Single Beam Bathymetry Acquisition: Depth soundings were acquired aboard the vessel at 100-milliseconds (ms) using an Odom CV100 echo sounder system with a 200 kilohertz (kHz) transducer. Boat motion was recorded on the R/V Jabba Jaw (16BIM02) using a TSS motion sensor. All sensor data were combined and saved into a single raw data file (.raw) in HYPACK version 2014, with each device string referenced by a device identification code and time stamped to Coordinated Universal Time (UTC). Sound velocity measurements were collected using a Sontek Castaway CTD unit to record changes in water column speed of sound (SOS).

Differentially corrected navigation processing: The coordinate values of the GPS base station, CTMP, are the time-weighted average of values obtained from OPUS. These coordinates were entered into the post-processing software, GrafNav version 8.6. The kinematic GPS data from the survey vessel was then processed to the static GPS data from the CTMP base station. Steps were taken to ensure that the trajectories between the base and rover were clean and resulted in fixed positions. GPS data quality was monitored and maintained by analyzing the graphs, trajectory maps, and processing logs that GrafNav produces for each GPS session. If poor GPS data points were identified during the quality assurance/quality control (QA/QC) process, some common tools used to improve the solution were utilized. These options included, but were not limited to, omitting a satellite flagged as poor in health, excluding time-segments with cycle slips, or adjusting the satellite elevation mask angle. The final, differentially-corrected, precise DGPS positions were computed for the roving vessel’s recording rate, and then exported in ASCII text format. The exported ASCII file subsequently replaced the uncorrected real-time rover positions (recorded at the time of acquisition in ITRF00) during post-processing. The GPS data were processed and exported in WGS84 (G1150), which is equivalent to ITRF00, and ellipsoid height in meters.

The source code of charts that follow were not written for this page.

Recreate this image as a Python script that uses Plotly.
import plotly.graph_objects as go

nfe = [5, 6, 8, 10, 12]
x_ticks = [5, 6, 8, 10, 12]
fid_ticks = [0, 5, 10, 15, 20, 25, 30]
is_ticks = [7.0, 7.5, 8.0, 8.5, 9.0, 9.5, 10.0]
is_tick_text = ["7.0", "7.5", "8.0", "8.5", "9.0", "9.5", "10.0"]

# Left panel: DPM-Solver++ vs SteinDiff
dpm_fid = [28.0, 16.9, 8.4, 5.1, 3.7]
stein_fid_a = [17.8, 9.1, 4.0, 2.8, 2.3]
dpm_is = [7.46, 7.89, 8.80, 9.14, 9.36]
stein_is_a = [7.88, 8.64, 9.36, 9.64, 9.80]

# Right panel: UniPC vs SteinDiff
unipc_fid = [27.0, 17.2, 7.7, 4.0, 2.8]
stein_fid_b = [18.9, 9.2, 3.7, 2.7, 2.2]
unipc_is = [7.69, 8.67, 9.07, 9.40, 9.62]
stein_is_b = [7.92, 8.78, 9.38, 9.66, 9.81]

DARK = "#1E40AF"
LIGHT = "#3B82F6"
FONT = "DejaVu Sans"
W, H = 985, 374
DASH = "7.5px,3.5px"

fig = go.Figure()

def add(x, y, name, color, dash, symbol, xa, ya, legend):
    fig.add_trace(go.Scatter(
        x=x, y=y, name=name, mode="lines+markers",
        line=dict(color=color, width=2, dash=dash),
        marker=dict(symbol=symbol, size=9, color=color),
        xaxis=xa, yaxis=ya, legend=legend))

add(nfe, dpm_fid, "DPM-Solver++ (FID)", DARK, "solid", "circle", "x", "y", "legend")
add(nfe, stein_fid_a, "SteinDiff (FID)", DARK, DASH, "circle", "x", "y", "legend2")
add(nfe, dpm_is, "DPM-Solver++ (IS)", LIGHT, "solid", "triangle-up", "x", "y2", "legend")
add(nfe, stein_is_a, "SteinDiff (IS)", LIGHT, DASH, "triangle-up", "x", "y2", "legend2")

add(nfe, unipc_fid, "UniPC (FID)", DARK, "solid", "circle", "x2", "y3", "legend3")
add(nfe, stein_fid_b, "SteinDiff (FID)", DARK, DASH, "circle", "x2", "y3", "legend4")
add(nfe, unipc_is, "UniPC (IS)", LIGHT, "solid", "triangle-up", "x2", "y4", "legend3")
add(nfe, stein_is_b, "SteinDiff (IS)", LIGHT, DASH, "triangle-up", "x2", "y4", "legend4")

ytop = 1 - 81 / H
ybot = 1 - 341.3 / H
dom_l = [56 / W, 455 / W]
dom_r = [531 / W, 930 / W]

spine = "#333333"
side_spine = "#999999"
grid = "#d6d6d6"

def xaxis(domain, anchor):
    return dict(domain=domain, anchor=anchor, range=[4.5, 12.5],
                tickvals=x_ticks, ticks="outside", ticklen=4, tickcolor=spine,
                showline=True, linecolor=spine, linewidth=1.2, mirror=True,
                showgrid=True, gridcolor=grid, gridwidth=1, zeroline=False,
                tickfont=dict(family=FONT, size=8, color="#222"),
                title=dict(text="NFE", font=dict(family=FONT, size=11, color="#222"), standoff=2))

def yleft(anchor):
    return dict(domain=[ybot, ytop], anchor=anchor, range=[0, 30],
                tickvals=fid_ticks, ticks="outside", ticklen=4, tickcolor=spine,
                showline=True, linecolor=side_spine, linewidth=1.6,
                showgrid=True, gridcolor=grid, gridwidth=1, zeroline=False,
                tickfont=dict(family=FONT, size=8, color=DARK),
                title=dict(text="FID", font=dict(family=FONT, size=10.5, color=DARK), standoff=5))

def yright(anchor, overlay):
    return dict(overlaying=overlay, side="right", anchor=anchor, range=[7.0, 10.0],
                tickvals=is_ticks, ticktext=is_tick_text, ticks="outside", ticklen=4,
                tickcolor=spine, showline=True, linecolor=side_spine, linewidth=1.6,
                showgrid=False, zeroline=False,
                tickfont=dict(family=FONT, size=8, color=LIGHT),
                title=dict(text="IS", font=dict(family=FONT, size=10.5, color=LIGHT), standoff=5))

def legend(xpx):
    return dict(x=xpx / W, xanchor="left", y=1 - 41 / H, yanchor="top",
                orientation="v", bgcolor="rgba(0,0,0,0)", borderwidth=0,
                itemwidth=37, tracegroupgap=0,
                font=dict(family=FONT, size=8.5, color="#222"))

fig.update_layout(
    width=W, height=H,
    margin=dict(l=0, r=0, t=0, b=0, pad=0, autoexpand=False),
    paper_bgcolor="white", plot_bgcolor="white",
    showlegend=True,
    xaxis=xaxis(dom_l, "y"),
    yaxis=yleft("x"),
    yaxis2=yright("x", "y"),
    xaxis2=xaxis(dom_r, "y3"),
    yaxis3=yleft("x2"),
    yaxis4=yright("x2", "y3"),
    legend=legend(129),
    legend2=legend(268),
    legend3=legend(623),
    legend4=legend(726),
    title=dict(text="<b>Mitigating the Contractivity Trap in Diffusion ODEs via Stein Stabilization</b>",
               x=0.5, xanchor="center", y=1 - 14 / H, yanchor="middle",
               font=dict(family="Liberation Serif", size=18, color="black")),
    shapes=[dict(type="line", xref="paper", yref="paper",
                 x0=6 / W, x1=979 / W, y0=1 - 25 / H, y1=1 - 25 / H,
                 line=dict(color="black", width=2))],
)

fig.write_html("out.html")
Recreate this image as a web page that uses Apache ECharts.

Single beam bathymetry processing: All data were processed using CARIS HIPS and SIPS (Hydrographic Information Processing System and Sonar Information Processing System) version 9.1. The raw HYPACK data files were imported into CARIS. The differentially corrected navigation files were imported using the generic data parser tool within CARIS, and any SVP profile casts were imported and applied. The bathymetric data components (position, motion, depth, and SOS) were then merged and geometrically corrected to produce processed x,y,z data. Next, the data were edited for outliers and then further reviewed in the Subset Editor utility for crossing status and questionable data points or areas. The geometrically corrected point data were then exported as an x,y,z ASCII text file referenced to WGS84 (G1150), which is equivalent to ITRF00, and ellipsoid height in meters. The exported ASCII files from the vessel were later combined with the IFB data file for further QA/QC.

Single beam bathymetry error analysis: The ASCII files described in the previous step were imported into ArcMap version 10.3 and reviewed for outliers. An Esri ArcMap add-in program script was written locally, by USGS staff, to evaluate the elevation differences at the intersection of crossing lines. If discrepancies were found at a crossing, the source of the discrepancy was identified and, if needed, the line or segment of data points in error was statically adjusted or removed. This process was reiterated again to produce a final assessment of the crossing range for the SBB dataset.

VDatum version 3.6 transformation: The SBB data were transformed two times, using VDatum. The vertical transformation errors reported by VDatum are the following: 1) Transformation from ITRF00 to NAD83, NAVD88 with respect to GEOID09 is 0.076158 m or 7.6158 cm and 2) Transformation from ITRF00 to ITRF08 is 0.000 m or 0.00 cm.

The 16BIM02 trackline files were created in Esri ArcGIS version 10.3.1 from the x,y,z point files by converting the x,y,z data into shapefiles. Using the XTools Pro extension, version 11.1 feature conversion tool, "make polylines from points" the x,y,z data point shapefile was converted into a polyline shapefile. This was repeated for both datum transformations, ITRF08 and NAD83 for the data release.

Added keywords section with USGS persistent identifier as theme keyword.